- SUPPLIED DATA -
[start]
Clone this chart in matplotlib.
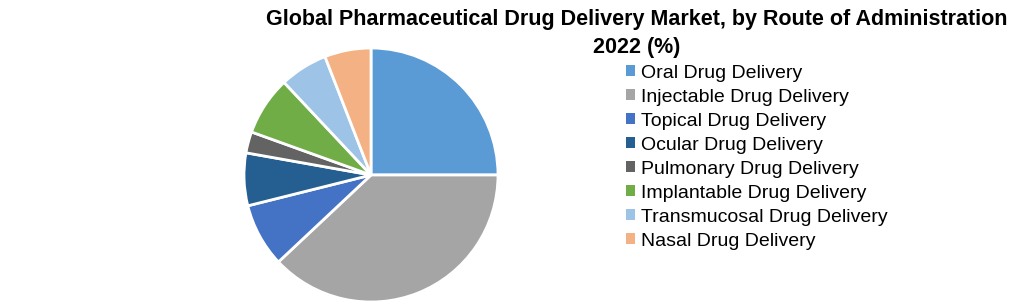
import matplotlib.pyplot as plt
from matplotlib.patches import Patch

# route of administration share, 2022 (%)
routes = ['Oral Drug Delivery', 'Injectable Drug Delivery', 'Topical Drug Delivery',
          'Ocular Drug Delivery', 'Pulmonary Drug Delivery', 'Implantable Drug Delivery',
          'Transmucosal Drug Delivery', 'Nasal Drug Delivery']
shares = [25.0, 38.0, 8.1, 6.7, 2.7, 7.5, 6.1, 5.9]
colors = ['#5B9BD5', '#A5A5A5', '#4472C4', '#255E91', '#636363', '#70AD47',
          '#9DC3E6', '#F4B183']

fig = plt.figure(figsize=(10.2, 3.03), dpi=100)
plt.rcParams['font.family'] = ['Liberation Sans', 'DejaVu Sans']

# pie centred at (371, 175) px, radius ~127 px
cx, cy, r = 371, 175, 127
ax = fig.add_axes([(cx - r) / 1020, 1 - (cy + r) / 303, 2 * r / 1020, 2 * r / 303])
ax.pie(shares, colors=colors, startangle=90, counterclock=False,
       wedgeprops=dict(edgecolor='white', linewidth=2))
ax.set_xlim(-1, 1)
ax.set_ylim(-1, 1)
ax.set_aspect('equal')
ax.axis('off')

fig.text(637 / 1020, 1 - 19 / 303,
         'Global Pharmaceutical Drug Delivery Market, by Route of Administration',
         ha='center', va='center', fontsize=15.5, fontweight='bold')
fig.text(637 / 1020, 1 - 47 / 303, '2022 (%)',
         ha='center', va='center', fontsize=15.5, fontweight='bold')

handles = [Patch(facecolor=c, edgecolor='none') for c in colors]
fig.legend(handles, routes, loc='upper left', bbox_to_anchor=(616 / 1020, 1 - 55 / 303),
           frameon=False, fontsize=14, handlelength=0.5, handleheight=0.5,
           handletextpad=0.3, labelspacing=0.36, borderpad=0)

fig.savefig('out.png', dpi=100)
[end]
- TASK OBJECTIVE -
Write out the whole listing again, exactly, with no pictures.

- EXERCISE RESULT -
Clone this chart in matplotlib.
import matplotlib.pyplot as plt
from matplotlib.patches import Patch

# route of administration share, 2022 (%)
routes = ['Oral Drug Delivery', 'Injectable Drug Delivery', 'Topical Drug Delivery',
          'Ocular Drug Delivery', 'Pulmonary Drug Delivery', 'Implantable Drug Delivery',
          'Transmucosal Drug Delivery', 'Nasal Drug Delivery']
shares = [25.0, 38.0, 8.1, 6.7, 2.7, 7.5, 6.1, 5.9]
colors = ['#5B9BD5', '#A5A5A5', '#4472C4', '#255E91', '#636363', '#70AD47',
          '#9DC3E6', '#F4B183']

fig = plt.figure(figsize=(10.2, 3.03), dpi=100)
plt.rcParams['font.family'] = ['Liberation Sans', 'DejaVu Sans']

# pie centred at (371, 175) px, radius ~127 px
cx, cy, r = 371, 175, 127
ax = fig.add_axes([(cx - r) / 1020, 1 - (cy + r) / 303, 2 * r / 1020, 2 * r / 303])
ax.pie(shares, colors=colors, startangle=90, counterclock=False,
       wedgeprops=dict(edgecolor='white', linewidth=2))
ax.set_xlim(-1, 1)
ax.set_ylim(-1, 1)
ax.set_aspect('equal')
ax.axis('off')

fig.text(637 / 1020, 1 - 19 / 303,
         'Global Pharmaceutical Drug Delivery Market, by Route of Administration',
         ha='center', va='center', fontsize=15.5, fontweight='bold')
fig.text(637 / 1020, 1 - 47 / 303, '2022 (%)',
         ha='center', va='center', fontsize=15.5, fontweight='bold')

handles = [Patch(facecolor=c, edgecolor='none') for c in colors]
fig.legend(handles, routes, loc='upper left', bbox_to_anchor=(616 / 1020, 1 - 55 / 303),
           frameon=False, fontsize=14, handlelength=0.5, handleheight=0.5,
           handletextpad=0.3, labelspacing=0.36, borderpad=0)

fig.savefig('out.png', dpi=100)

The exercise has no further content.